++++ Rows
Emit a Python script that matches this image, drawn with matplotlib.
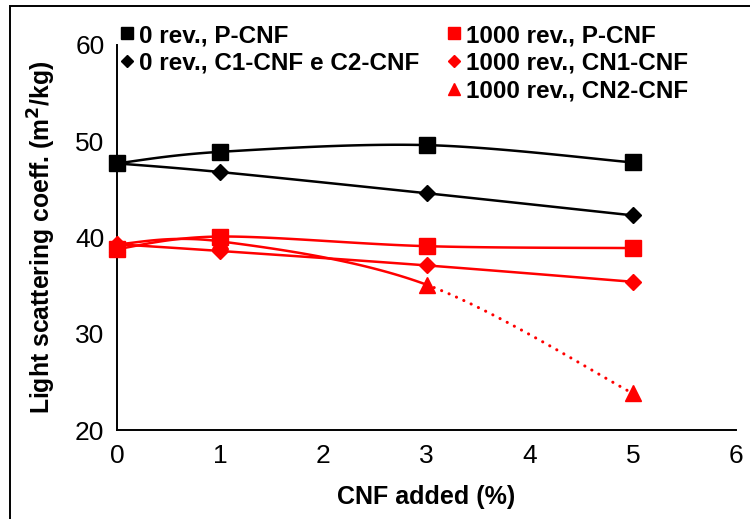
++++++++
++++ Rows
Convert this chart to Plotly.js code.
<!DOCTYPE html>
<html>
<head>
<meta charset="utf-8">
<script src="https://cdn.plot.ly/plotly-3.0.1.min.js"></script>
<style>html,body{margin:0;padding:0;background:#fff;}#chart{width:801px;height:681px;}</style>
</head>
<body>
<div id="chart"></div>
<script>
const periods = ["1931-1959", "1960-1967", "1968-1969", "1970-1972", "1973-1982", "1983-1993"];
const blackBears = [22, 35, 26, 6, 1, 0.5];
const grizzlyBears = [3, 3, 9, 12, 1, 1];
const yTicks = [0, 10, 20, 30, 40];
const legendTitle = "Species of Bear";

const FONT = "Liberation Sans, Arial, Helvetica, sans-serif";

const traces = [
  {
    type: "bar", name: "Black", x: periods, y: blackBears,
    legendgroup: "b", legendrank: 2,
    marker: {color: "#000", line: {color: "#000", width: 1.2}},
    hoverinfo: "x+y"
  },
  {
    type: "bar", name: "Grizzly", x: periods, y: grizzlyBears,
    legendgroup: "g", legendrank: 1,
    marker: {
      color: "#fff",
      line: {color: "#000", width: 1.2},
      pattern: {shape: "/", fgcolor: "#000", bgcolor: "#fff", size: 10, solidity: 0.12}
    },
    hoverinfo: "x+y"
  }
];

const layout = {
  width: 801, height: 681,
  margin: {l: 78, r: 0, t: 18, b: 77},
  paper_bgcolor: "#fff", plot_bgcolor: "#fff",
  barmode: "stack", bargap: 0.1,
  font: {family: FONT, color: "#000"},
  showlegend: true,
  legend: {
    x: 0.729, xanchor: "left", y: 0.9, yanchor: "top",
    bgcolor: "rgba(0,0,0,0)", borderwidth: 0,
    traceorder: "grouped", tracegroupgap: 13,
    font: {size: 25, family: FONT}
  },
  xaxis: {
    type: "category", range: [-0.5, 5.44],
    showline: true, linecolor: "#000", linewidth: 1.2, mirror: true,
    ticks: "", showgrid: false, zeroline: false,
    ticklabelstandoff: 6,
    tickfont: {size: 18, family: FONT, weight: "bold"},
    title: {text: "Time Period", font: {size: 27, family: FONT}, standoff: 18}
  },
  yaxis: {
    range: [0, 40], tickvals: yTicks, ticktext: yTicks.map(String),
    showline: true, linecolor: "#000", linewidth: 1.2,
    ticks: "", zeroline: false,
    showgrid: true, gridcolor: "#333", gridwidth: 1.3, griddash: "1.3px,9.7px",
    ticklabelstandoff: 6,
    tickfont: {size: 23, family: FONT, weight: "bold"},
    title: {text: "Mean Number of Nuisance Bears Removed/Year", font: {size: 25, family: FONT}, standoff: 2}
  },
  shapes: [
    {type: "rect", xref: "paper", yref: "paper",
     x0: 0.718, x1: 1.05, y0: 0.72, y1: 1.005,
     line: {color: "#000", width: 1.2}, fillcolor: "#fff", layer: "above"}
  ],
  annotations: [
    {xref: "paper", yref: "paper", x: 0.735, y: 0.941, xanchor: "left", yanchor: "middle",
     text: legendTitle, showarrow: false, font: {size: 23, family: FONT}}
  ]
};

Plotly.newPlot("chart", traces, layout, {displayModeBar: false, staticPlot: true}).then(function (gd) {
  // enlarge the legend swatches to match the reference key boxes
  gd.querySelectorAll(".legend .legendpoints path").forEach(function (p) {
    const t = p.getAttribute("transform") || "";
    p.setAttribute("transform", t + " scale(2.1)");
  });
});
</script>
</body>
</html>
++++++++
++++ Rows
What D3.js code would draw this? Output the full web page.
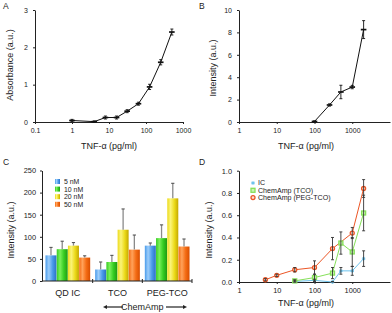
++++++++
Select the lines from the entries that include the word "code".

Convert this chart to Plotly.js code.
What D3.js code would draw this? Output the full web page.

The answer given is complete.